Asymmetric Distillation and Information Retention in Capacity-Constrained Cross-Modal Transfer
arXiv:2603.06698v1 Announce Type: new
Abstract: Knowledge distillation between asymmetric architectures often induces severe geometric constraints on the learned representation space. In this work, we investigate the Dimensional Collapse phenomenon when distilling a 500M parameter global Vision Transformer (CLIP ViT-B/32) into strictly capacity-constrained, local-receptive-field CNNs (0.5M to 8.0M parameters) on the CIFAR-10 dataset. By employing strictly centered Singular Value Decomposition (SVD) and Variance-based Shannon Entropy Effective Rank, we isolate true structural variance from mean-vector artifacts.

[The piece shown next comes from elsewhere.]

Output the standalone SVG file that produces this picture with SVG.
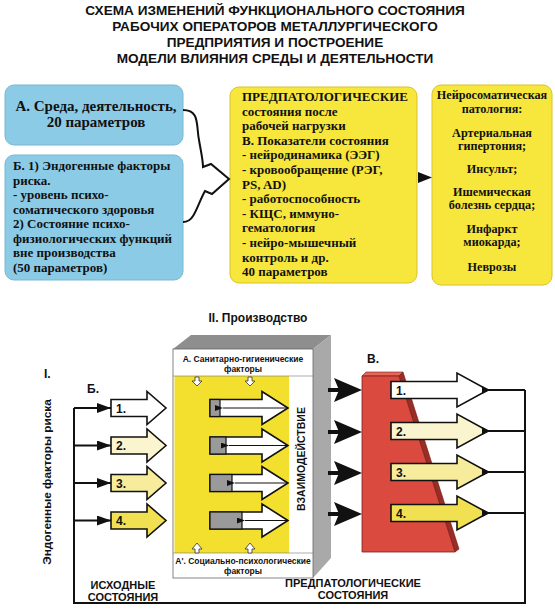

Our empirical results demonstrate a capacity-agnostic phase transition: while the Teacher exhibits an Effective Rank of 88.68, all Student models experience severe dimensional collapse to an intrinsic Effective Rank of ~16. By probing robustness, we uncover that this 81% reduction in effective dimensionality strips away the Teacher’s inherent noise immunity (which retains 89.35% accuracy under sigma=0.1 Gaussian noise). Furthermore, information-theoretic analysis using InfoNCE reveals a critical trade-off within this bottleneck: excess Student capacity densely packs the collapsed subspace for clean data, but induces severe brittleness (43.76% at sigma=0.1). Conversely, extreme capacity constraints (0.5M parameters) act as a robust low-pass filter, preserving higher noise immunity (54.84%). Explicit input augmentation fails to restore the larger model’s robustness, proving this fragility is a fundamental geometric limitation of asymmetric cosine distillation.